__DIRECTIVE__: Restate the data exactly as given and keep the pictures out.

__SUPPLIED MATERIAL__:
----
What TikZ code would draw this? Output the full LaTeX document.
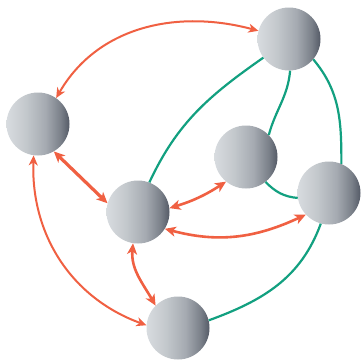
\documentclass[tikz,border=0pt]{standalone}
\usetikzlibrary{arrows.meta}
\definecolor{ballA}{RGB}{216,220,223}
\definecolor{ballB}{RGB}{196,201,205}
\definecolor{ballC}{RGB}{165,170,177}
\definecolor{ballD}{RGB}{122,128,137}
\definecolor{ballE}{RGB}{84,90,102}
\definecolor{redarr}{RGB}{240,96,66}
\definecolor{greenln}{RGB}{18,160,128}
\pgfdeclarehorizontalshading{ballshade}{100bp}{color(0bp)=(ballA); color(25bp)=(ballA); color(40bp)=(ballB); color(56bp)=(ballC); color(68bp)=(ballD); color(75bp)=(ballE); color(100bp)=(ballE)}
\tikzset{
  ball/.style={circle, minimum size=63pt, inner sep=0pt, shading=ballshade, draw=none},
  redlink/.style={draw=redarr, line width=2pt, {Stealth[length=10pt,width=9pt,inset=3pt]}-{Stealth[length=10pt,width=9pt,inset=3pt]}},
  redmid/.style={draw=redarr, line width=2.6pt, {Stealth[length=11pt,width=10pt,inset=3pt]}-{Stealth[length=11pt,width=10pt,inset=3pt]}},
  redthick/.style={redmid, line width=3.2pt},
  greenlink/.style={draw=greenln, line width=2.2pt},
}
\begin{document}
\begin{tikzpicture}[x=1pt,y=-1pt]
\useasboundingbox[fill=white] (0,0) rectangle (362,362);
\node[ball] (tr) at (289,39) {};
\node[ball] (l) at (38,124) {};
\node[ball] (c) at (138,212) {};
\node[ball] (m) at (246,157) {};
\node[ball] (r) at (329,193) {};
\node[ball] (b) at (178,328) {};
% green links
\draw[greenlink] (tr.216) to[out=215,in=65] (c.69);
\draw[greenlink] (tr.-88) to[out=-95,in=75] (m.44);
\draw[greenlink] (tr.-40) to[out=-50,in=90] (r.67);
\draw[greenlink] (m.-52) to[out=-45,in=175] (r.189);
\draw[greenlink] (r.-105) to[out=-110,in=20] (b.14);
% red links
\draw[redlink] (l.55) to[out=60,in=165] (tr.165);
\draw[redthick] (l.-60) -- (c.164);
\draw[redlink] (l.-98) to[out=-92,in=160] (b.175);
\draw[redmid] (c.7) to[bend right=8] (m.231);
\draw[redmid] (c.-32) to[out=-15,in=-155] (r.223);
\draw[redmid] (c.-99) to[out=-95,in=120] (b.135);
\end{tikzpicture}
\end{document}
----
__WRITTEN ANSWER__:
What TikZ code would draw this? Output the full LaTeX document.
\documentclass[tikz,border=0pt]{standalone}
\usetikzlibrary{arrows.meta}
\definecolor{ballA}{RGB}{216,220,223}
\definecolor{ballB}{RGB}{196,201,205}
\definecolor{ballC}{RGB}{165,170,177}
\definecolor{ballD}{RGB}{122,128,137}
\definecolor{ballE}{RGB}{84,90,102}
\definecolor{redarr}{RGB}{240,96,66}
\definecolor{greenln}{RGB}{18,160,128}
\pgfdeclarehorizontalshading{ballshade}{100bp}{color(0bp)=(ballA); color(25bp)=(ballA); color(40bp)=(ballB); color(56bp)=(ballC); color(68bp)=(ballD); color(75bp)=(ballE); color(100bp)=(ballE)}
\tikzset{
  ball/.style={circle, minimum size=63pt, inner sep=0pt, shading=ballshade, draw=none},
  redlink/.style={draw=redarr, line width=2pt, {Stealth[length=10pt,width=9pt,inset=3pt]}-{Stealth[length=10pt,width=9pt,inset=3pt]}},
  redmid/.style={draw=redarr, line width=2.6pt, {Stealth[length=11pt,width=10pt,inset=3pt]}-{Stealth[length=11pt,width=10pt,inset=3pt]}},
  redthick/.style={redmid, line width=3.2pt},
  greenlink/.style={draw=greenln, line width=2.2pt},
}
\begin{document}
\begin{tikzpicture}[x=1pt,y=-1pt]
\useasboundingbox[fill=white] (0,0) rectangle (362,362);
\node[ball] (tr) at (289,39) {};
\node[ball] (l) at (38,124) {};
\node[ball] (c) at (138,212) {};
\node[ball] (m) at (246,157) {};
\node[ball] (r) at (329,193) {};
\node[ball] (b) at (178,328) {};
% green links
\draw[greenlink] (tr.216) to[out=215,in=65] (c.69);
\draw[greenlink] (tr.-88) to[out=-95,in=75] (m.44);
\draw[greenlink] (tr.-40) to[out=-50,in=90] (r.67);
\draw[greenlink] (m.-52) to[out=-45,in=175] (r.189);
\draw[greenlink] (r.-105) to[out=-110,in=20] (b.14);
% red links
\draw[redlink] (l.55) to[out=60,in=165] (tr.165);
\draw[redthick] (l.-60) -- (c.164);
\draw[redlink] (l.-98) to[out=-92,in=160] (b.175);
\draw[redmid] (c.7) to[bend right=8] (m.231);
\draw[redmid] (c.-32) to[out=-15,in=-155] (r.223);
\draw[redmid] (c.-99) to[out=-95,in=120] (b.135);
\end{tikzpicture}
\end{document}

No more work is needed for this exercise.